The computer that had all of my data on it, including all the stuff I need for this weekend, officially died this week. Fifteen huh-huh-hundred dollars was the final bill for that bottle of accidentally and partially frozen flavored water that spewed  out in that hotel room last week, and I am still just hoping optimistically that I retrieve the data in time for this weekend. Of course, all of that data retrieval doesn’t happen while you’re in bed, for sure. It happens with multiple trips to the repair shop and the Apple store.

Then my husband came home last night. He, too arrived about 12:30 am. That was kind of good, because he was so sleepy that he was sleeping right through those long and loud coughing jags. During one of those jags, around 3 am, I got up and stole around loudly for a bit and, just as I was right beside Glenn’s head, something slimy and wet went KUH-runch under my right foot. I could not help it. I screamed like a banshee. It was dark, but I could see something writhing in the floor. My husband just opened his big brown eyes, sat upright and calmly said, “Do not do this when I am older than I am right at this moment. I believe I will have a heart attack.”

Lights came on.

“It’s a frog! I crushed a frog!” I coughed out the words. The frog lost its croak in the 3 am flush, but, alas, I still have mine.

This morning, my husband woke up and said, “I had the strangest dream. You were around here on my side of the bed and you screamed and there was a frog, of all things, right here in the floor.”

I guess I will just let him go on thinking that was a dream. He’s going to have enough reality when he says good morning to the roof and the wasps and the rotten ceiling…and the fifteen huh-huh-hundred dollar water spill.

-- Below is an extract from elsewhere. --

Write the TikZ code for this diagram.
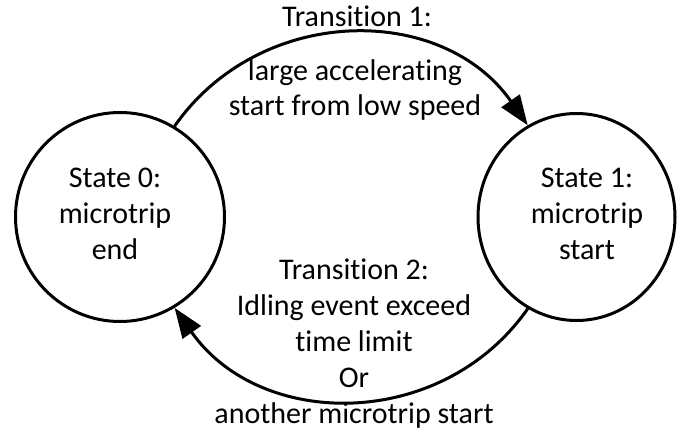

Okay, so there is one quick spiritual application I’d like to make. Of course, the health issue is the only one here that really matters, in the big scheme of things. All of the other problems are first world problems. We are rich enough to have indoor bathrooms, dismay over sugar ants means we have sweet things to eat, etc…. But the worst thing about this week is that I shared my disease with my daughter, who as a nursing mom can’t take those antibiotics that I am taking, and now, she has shared it with Baby Ezra. Hannah is sick because I was sick. Ezra is sick because Hannah was sick. I should have been more protective, in the first place. I exposed them.

Now, I am sad about that. But I think about sin a lot—the great disease for which there is but one balm; the disease which, without the cure, brings us down for all of eternity. How tragic it is when parents are not protective of their children with regard to sin. Sometimes I witness parents literally exposing their children to the disease. Oh, I know that each adult person is responsible for his or her own sin (Ezekial 18:20), but still, parents can immunize against the disease or they can expose. I know parents who daily turn on the filth of the devil on television for their young children to view. They are exposing. I know moms who lose their tempers and yell at their husbands in front of their children. They are exposing. I know families who go on vacation and fail to worship with the saints while traveling. They are exposing. I know children who have found Dad’s alcohol in the cabinet and tried it. Dad has exposed.

It’s sad to expose our kids to the flu, to strep throat, or even to the common cold. But it is tragic—eternally and irrevocably devastating—to think we would expose our kids to the disease that will take their souls for all of eternity. Oh, the final choice will be theirs, but early exposure at the hands of parents is something almost too painful to contemplate.